* [DATASET RECORDS]
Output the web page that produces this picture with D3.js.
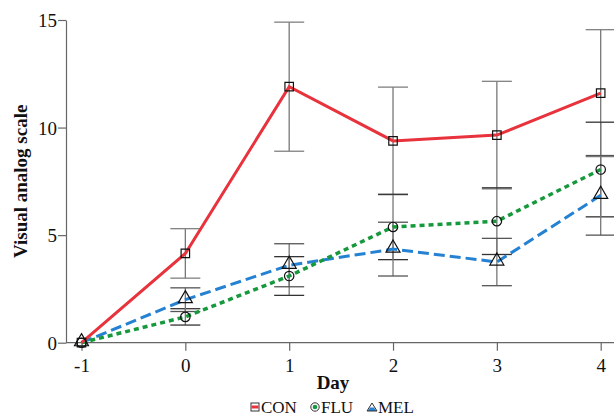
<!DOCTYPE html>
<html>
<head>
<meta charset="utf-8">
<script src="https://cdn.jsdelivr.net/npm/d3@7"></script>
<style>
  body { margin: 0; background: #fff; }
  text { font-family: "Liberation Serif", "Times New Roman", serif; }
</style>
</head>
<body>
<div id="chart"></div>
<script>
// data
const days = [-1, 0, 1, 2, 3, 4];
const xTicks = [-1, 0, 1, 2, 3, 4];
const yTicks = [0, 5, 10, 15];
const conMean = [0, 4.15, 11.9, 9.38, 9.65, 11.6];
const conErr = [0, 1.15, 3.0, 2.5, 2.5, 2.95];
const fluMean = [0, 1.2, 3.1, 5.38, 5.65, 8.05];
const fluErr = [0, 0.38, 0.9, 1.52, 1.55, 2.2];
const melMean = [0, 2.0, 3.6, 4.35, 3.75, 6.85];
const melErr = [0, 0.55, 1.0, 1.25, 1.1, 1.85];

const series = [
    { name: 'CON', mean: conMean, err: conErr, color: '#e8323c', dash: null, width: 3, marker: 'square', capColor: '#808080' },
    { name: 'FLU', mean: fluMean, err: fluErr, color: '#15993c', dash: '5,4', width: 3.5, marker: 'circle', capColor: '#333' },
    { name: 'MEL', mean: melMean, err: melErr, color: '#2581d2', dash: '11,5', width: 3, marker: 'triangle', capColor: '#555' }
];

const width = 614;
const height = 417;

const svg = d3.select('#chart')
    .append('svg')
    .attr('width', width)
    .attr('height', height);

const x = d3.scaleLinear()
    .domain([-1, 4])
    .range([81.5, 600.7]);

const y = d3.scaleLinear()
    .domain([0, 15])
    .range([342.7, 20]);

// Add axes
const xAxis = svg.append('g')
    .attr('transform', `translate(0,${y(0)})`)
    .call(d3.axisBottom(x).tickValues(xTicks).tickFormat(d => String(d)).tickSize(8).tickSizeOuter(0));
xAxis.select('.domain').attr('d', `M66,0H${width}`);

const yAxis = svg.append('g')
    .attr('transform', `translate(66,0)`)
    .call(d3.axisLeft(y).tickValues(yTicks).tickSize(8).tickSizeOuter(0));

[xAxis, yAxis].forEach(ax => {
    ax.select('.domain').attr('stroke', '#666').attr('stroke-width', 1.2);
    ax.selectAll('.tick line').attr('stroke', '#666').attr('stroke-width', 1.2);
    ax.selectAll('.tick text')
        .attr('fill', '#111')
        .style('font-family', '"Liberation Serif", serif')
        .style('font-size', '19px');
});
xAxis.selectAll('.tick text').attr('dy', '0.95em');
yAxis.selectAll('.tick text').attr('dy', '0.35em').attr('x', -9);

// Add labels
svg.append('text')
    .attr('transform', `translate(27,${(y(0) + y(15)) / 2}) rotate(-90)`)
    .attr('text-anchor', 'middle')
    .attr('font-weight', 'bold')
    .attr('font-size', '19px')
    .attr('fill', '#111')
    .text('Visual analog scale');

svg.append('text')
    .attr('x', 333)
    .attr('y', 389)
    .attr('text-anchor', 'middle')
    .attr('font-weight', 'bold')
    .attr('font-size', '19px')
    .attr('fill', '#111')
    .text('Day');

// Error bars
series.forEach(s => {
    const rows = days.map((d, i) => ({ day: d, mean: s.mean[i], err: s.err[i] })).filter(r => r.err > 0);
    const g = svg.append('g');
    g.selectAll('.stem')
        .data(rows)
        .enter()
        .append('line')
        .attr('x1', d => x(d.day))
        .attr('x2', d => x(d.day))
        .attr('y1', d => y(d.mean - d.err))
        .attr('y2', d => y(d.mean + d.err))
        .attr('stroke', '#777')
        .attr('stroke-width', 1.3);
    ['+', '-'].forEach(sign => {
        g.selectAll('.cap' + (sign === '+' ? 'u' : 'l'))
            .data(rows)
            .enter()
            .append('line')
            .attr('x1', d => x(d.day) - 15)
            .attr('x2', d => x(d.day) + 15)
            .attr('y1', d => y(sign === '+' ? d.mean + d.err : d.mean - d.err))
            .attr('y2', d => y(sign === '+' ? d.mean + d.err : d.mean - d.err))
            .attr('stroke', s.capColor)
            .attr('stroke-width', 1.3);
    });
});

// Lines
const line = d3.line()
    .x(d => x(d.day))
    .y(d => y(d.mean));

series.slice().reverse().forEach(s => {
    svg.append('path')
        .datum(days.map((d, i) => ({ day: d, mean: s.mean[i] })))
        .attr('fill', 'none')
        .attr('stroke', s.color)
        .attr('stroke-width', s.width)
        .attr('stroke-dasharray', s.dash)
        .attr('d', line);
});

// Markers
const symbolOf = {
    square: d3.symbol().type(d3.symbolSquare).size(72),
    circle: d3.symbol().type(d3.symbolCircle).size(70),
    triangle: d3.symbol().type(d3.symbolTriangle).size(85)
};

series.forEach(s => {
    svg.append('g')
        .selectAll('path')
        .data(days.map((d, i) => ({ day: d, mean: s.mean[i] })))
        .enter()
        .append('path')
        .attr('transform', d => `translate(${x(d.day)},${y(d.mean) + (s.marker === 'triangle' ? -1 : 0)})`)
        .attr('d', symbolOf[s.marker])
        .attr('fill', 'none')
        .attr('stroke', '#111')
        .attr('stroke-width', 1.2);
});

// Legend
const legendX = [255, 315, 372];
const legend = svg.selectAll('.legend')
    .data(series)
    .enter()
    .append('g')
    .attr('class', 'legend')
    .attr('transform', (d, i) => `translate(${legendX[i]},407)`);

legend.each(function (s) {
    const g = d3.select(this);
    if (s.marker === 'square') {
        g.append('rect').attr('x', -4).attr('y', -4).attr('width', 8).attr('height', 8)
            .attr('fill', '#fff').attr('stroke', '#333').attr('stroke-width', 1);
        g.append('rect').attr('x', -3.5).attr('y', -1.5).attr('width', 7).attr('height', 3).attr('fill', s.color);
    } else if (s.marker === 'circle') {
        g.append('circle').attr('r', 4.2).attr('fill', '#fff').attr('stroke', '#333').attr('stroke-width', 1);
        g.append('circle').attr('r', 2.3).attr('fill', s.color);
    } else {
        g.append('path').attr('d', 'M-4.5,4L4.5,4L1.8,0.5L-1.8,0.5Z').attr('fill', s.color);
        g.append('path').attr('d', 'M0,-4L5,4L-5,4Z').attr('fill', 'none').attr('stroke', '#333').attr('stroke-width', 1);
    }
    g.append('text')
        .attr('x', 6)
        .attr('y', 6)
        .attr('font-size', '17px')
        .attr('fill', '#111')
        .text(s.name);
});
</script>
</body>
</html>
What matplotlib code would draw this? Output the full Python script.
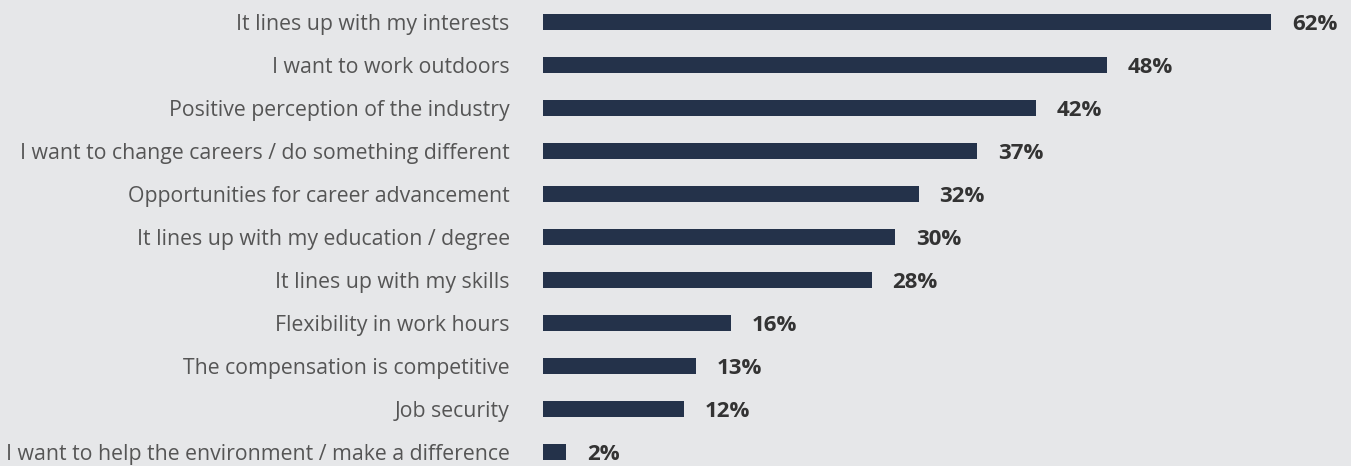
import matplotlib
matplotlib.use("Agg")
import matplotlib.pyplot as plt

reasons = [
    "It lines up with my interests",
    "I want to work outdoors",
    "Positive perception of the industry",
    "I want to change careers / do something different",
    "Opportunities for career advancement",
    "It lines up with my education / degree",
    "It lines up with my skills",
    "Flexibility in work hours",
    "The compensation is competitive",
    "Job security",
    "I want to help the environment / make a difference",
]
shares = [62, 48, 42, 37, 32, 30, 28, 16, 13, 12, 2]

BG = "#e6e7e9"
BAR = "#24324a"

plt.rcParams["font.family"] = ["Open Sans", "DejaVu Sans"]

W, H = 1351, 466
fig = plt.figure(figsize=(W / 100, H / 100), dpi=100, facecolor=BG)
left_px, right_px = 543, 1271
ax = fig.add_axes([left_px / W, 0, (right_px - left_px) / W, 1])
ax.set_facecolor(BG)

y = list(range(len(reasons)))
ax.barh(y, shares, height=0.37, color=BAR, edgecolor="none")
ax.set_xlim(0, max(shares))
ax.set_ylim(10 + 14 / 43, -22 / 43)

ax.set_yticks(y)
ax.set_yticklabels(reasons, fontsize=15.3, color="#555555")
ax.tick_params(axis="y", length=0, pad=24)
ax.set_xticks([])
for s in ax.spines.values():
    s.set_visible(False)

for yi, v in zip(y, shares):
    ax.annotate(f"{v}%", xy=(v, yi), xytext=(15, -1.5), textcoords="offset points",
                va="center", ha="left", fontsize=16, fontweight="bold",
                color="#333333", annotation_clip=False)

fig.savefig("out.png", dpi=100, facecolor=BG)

* [OBJECTIVE]
Pull out each line containing the word "this" and copy it.

* [THE ANSWER]
Output the web page that produces this picture with D3.js.
    const g = d3.select(this);
What matplotlib code would draw this? Output the full Python script.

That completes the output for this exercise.